Events

Past Event

MPG/SGT Seminar - Men-Andrin Meier

May 13, 2026
12:00 AM - 1:00 PM
America/New_York
Monell Building, 61 Route 9W, Palisades, NY 10964 Auditorium

Presentation by Dr Men-Andrin Meier.

Towards Earthquake Sequence Predictability with Data-Driven Faulting Inference

Despite vast progress across virtually all domains of earthquake seismology, we have not been able to substantially improve levels of earthquake predictability in the past decades. While existing methods for quantifying future earthquake probabilities such as hazard estimates and seismicity forecasts are highly useful, they usually do not provide the probability gains needed to respond to ongoing earthquake sequences in real-time.

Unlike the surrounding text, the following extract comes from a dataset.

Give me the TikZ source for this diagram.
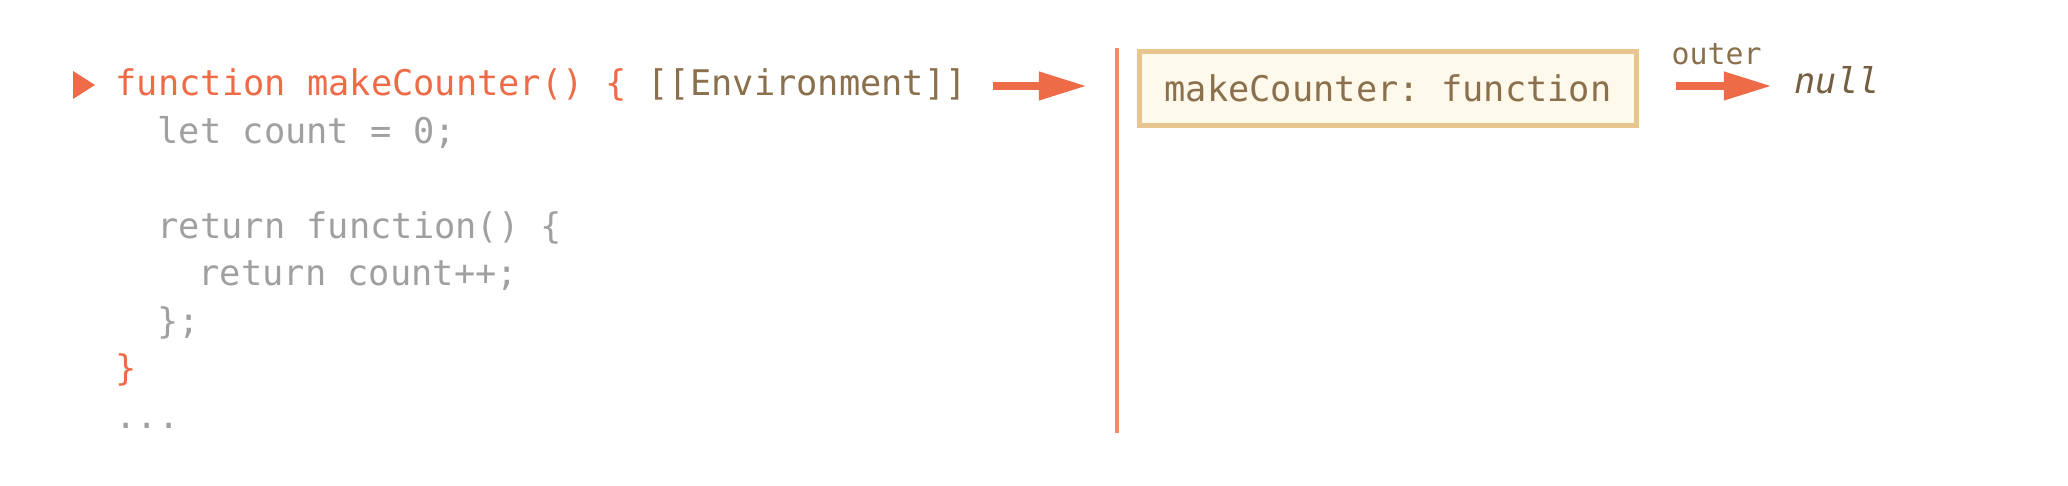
\documentclass[tikz,border=0pt]{standalone}
\usepackage{fontspec}
\setmonofont{DejaVu Sans Mono}
\usepackage{xcolor}
\usetikzlibrary{arrows.meta, positioning}
\definecolor{jsorange}{HTML}{EE6B47}
\definecolor{jsbrown}{HTML}{8A704D}
\definecolor{jsgray}{HTML}{A0A0A0}
\definecolor{lexfill}{HTML}{FFF9EB}
\definecolor{lexdraw}{HTML}{E8C48F}
\definecolor{divline}{HTML}{F08A70}
\tikzset{
  codeline/.style={anchor=base west, inner sep=0pt, text=jsgray,
                   font=\fontsize{10.05pt}{12pt}\ttfamily},
  lexbox/.style={draw=lexdraw, fill=lexfill, line width=1.4pt,
                 minimum width=4.97cm, minimum height=0.74cm,
                 inner sep=0pt, text=jsbrown,
                 font=\fontsize{10.05pt}{12pt}\ttfamily},
  bigarrow/.style={-{Triangle[length=13.7pt, width=7.6pt]}, line width=2.3pt,
                   draw=jsorange},
  divider/.style={draw=divline, line width=1pt}
}

\begin{document}
\begin{tikzpicture}[x=0.01cm, y=-0.01cm]
  \useasboundingbox (0,0) rectangle (2068,486);

  % code on the left
  \fill[jsorange] (73,71) -- (95,85) -- (73,99) -- cycle;
  \node[codeline] (l1) at (115,96)
    {{\color{jsorange}function makeCounter() \{} {\color{jsbrown}[[Environment]]}};
  \node[codeline] (l2) at (157,143.5) {let count = 0;};
  \node[codeline] (l4) at (157,238.5) {return function() \{};
  \node[codeline] (l5) at (198,286) {return count++;};
  \node[codeline] (l6) at (157,333.5) {\};};
  \node[codeline, text=jsorange] (l7) at (115,381) {\}};
  \node[codeline] (l8) at (115,428.5) {...};

  % lexical environment
  \coordinate (envend) at (1087,86);
  \coordinate (divtop) at (1117,48);
  \coordinate (divbot) at (1117,433);
  \node[lexbox] (lex) at (1388,88.5) {makeCounter: function};
  \node[anchor=base west, inner sep=0pt, text=jsbrown!85!black,
        font=\fontsize{10.05pt}{12pt}\ttfamily\itshape] (null) at (1794,94) {null};

  \draw[divider] (divtop) -- (divbot);
  \draw[bigarrow, shorten <=0.25cm] (l1.east |- envend) -- (envend);
  \draw[bigarrow, shorten <=0.37cm, shorten >=0.22cm]
    (lex.east |- envend) -- node[above=0.05cm, text=jsbrown,
                       font=\fontsize{8.5pt}{10pt}\ttfamily] (outer) {outer}
    (null.west |- envend);
\end{tikzpicture}
\end{document}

In this talk, I discuss the current status and prospect of two of the main avenues for improved levels of earthquake predictability: i) diagnostic precursory signals, and ii) next-generation rupture simulators that assimilate real-time data of ongoing earthquake sequences. I highlight how one of the best-monitored earthquake sequences to date contains a surprisingly clear signature of an impending Mw 6.5 earthquake. If this observation is not a chance occurrence, it may imply that diagnostic precursors may indeed precede large earthquake ruptures, but are usually too subtle to be systematically detected under standard monitoring conditions.

 

At the same time, our ability to detect and characterise subtle faulting processes is dramatically increasing, with advanced AI-powered processing methods and - in some cases - with direct on-fault instrumentation of natural faults. With multi-domain monitoring infrastructure built not just near but directly inside active fault zones, we can monitor also the key non-seismogenic aspects of faulting processes, including slow deformation, stress and pressure fields, and fluid hydro-bio-chemistry. Such on-fault observations will allow us to build and calibrate a new generation of earthquake sequence simulators, which dynamically assimilate data from an ongoing seismic sequence, in order to constrain both the evolving fault network itself, as well as the hydromechanic and fault deformation processes that take place across the network. I discuss how we can use such simulators to establish and push back the limits of earthquake sequence predictability. Building on these developments, I argue that the earthquake sequences of the future will not be analysed with the modular approaches of today, but with powerful digital twin systems that integrate raw data inference and process modelling.